Some retail and office tenants are targeting Lower Manhattan.

For example, California-based 18|8 men’s salon will be opening imminently at 20 Pine Street, according to Mr. Block, who represented the tenant in the deal.

“They will cater to the commercial and residential tenants in the neighborhood,” he said. “We focused on the Financial District because the population down here is a 24/7 neighborhood.”

Of course, convenience is one of the reasons why a lot of companies want office space in the area.

Nonprofits, for instance, have gone Downtown en masse because of the good supply of Class B buildings in Lower Manhattan like on Broad Street and Maiden Lane, the varying sizes of floor plates and the ease with which employees can commute via New Jersey Transit or Metro-North Railroad, said broker Suzanne Sunshine of S. Sunshine & Associates who specializes in nonprofits. She represented Planned Parenthood last year in its move from Midtown to 123 William Street in the Financial District.

“It the most competitive market offering the most amenities at that price, especially with accessibility by both employees and the stakeholders,” Ms. Sunshine said. “Basically there is no longer a reason for them not to come to Lower Manhattan as long as they can afford pricing in the $40-a-foot range.”

She noted that the food options have improved, and in fact, the area has become a destination.

But, there still aren’t enough supermarkets around.

As a result, drug stores are doing double duty as supermarkets.

“You have lots of markets that sort of serve the supermarket function that have sprouted up at different locations,” said Jessica Lappin, the president of the Alliance for Downtown New York. “Duane Reade at 40 Wall Street functions as a little bit of a supermarket.”

Michael Cohen, the president of New York tri-state region for Colliers International, highlighted that Duane Reade as a serious amenity for the area. As for why, Mr. Cohen said, “Take a trip there and you’ll see the answer.”

Indeed, this Duane Reade hawks items like sushi and has a splashy cosmetics counter that wouldn’t look out of place in Macy’s as well as a hair salon.

Ms. Lappin acknowledged that while there are places to dine in the evenings and on the weekends like Rosa Mexicano, The Malt House Financial District and Dorlan’s Tavern & Oyster Bar, “traditionally this is still a lunch market.”

Ms. Lappin said tenants aren’t complaining about a gap in services other than about a lack of retail on Water Street.
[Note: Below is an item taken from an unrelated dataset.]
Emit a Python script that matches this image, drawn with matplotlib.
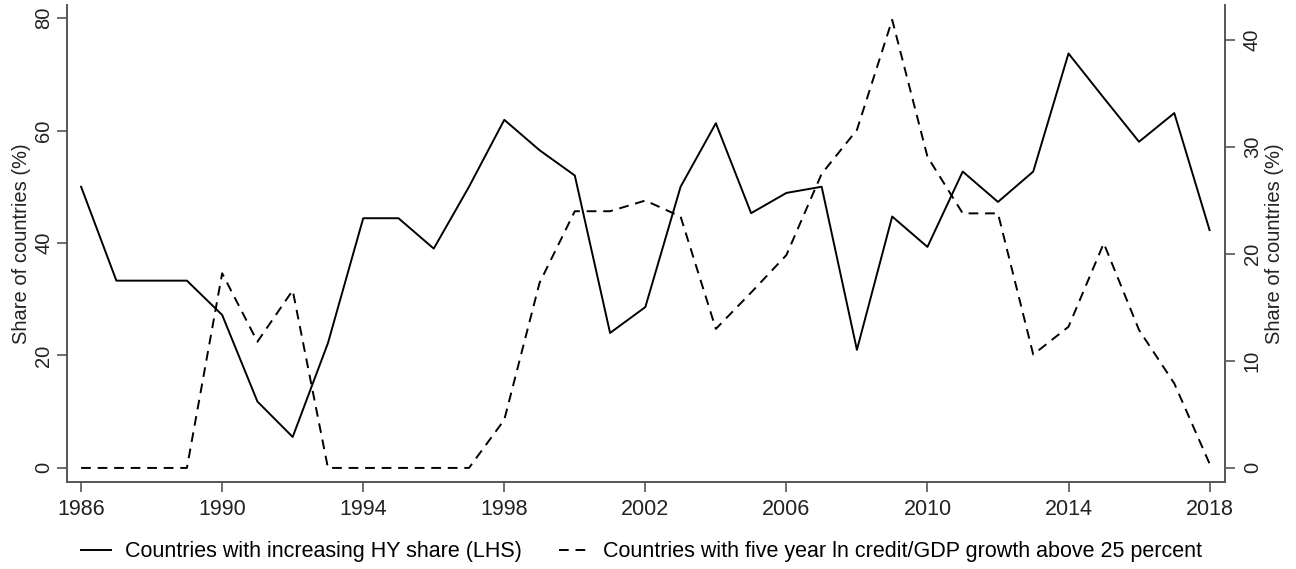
import matplotlib
matplotlib.use("Agg")
import matplotlib.pyplot as plt

plt.rcParams['font.family'] = ['Liberation Sans', 'DejaVu Sans']

years = list(range(1986, 2019))

# share of countries with increasing HY share (LHS, %)
hy_share = [50.0, 33.3, 33.3, 33.3, 27.2, 11.8, 5.5, 22.2, 44.4, 44.4,
            39.0, 50.0, 61.9, 56.5, 52.0, 24.0, 28.6, 50.0, 61.3, 45.3,
            48.9, 50.0, 21.0, 44.7, 39.3, 52.7, 47.3, 52.7, 73.7, 65.8,
            58.0, 63.1, 42.3]

# share of countries with 5y ln credit/GDP growth above 25 percent (RHS, %)
credit_boom = [0.0, 0.0, 0.0, 0.0, 18.2, 11.8, 16.6, 0.0, 0.0, 0.0,
               0.0, 0.0, 4.5, 17.3, 24.0, 24.0, 25.0, 23.5, 13.0, 16.4,
               19.9, 27.5, 31.6, 41.9, 29.1, 23.8, 23.8, 10.6, 13.2, 21.0,
               12.9, 7.9, 0.4]

xticks = list(range(1986, 2019, 4))
left_ticks = [0, 20, 40, 60, 80]
right_ticks = [0, 10, 20, 30, 40]

spine_col = '#555555'
text_col = '#222222'
fs = 15.5

fig = plt.figure(figsize=(12.96, 5.69), dpi=100)
ax = fig.add_axes([0.0517, 0.153, 0.8933, 0.838])
ax2 = ax.twinx()

l1, = ax.plot(years, hy_share, color='black', lw=1.4,
              label='Countries with increasing HY share (LHS)')
l2, = ax2.plot(years, credit_boom, color='black', lw=1.4, dashes=(5, 3.5),
               label='Countries with five year ln credit/GDP growth above 25 percent')

ax.set_xlim(1985.6, 2018.43)
ax.set_ylim(-2.5, 82.3)
ax2.set_ylim(-1.31, 43.27)

ax.set_xticks(xticks)
ax.set_yticks(left_ticks)
ax2.set_yticks(right_ticks)

for a in (ax, ax2):
    a.spines['top'].set_visible(False)
    for s in ('left', 'right', 'bottom'):
        a.spines[s].set_color(spine_col)
        a.spines[s].set_linewidth(1.2)
    a.tick_params(colors=spine_col, labelcolor=text_col, length=7,
                  width=1.2, labelsize=fs)

ax.tick_params(axis='x', pad=5)
ax.tick_params(axis='y', labelsize=14.5, pad=3)
ax2.tick_params(axis='y', labelsize=14.5, pad=6)
for t in ax.get_yticklabels() + ax2.get_yticklabels():
    t.set_rotation(90)
    t.set_va('center')

ax.set_ylabel('Share of countries (%)', fontsize=14.5, color=text_col, labelpad=2)
ax2.set_ylabel('Share of countries (%)', fontsize=14.5, color=text_col, labelpad=2)

fig.legend(handles=[l1, l2], loc='center', bbox_to_anchor=(0.495, 0.030),
           ncol=2, frameon=False, fontsize=fs, handlelength=1.4,
           columnspacing=1.7, handletextpad=0.65)

fig.savefig('out.png', dpi=100)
She said she is working with the City Planning Commission for a zoning amendment that would allow “arcades to be filled in to create new street-level retail.” City Planning has a hearing on March 30 on the text change, which would bring mom-and-pop-type stores to arcades like the ones found at 77 Water Street and 180 Water Street.

One retail broker who only spoke on the condition of anonymity is uncertain there is enough demand for Manhattan to have three malls Downtown: Brookfield Place, Westfield World Trade Center and The Shops at Hudson Yards.

“I don’t believe people who live Downtown are going to use the retail at the Trade Center,” the broker said. “The people Downtown use Brookfield Place a little bit if they live right there, maybe for the food. Trade Center retail [when it opens later this year] is going to be tourists. I don’t think New Yorkers are going to shop there. Everybody will go once and look at it.”

He doesn’t have confidence that there is enough night business Downtown.

“I wouldn’t put a client down there that needs nighttime business,” the broker said.

John Brod, a partner at ABS Partners Real Estate, said whatever is missing is irrelevant because everything is at our fingertips.

“I think it has everything except grocery stores other than a Whole Foods on Greenwich [Street],” said Mr. Brod. “But the population, which is increasingly younger rather than older, is so [comfortable with the] Internet there’s less of a need for the traditional grocery store found in other residential markets.”

With additional reporting provided by Terence Cullen.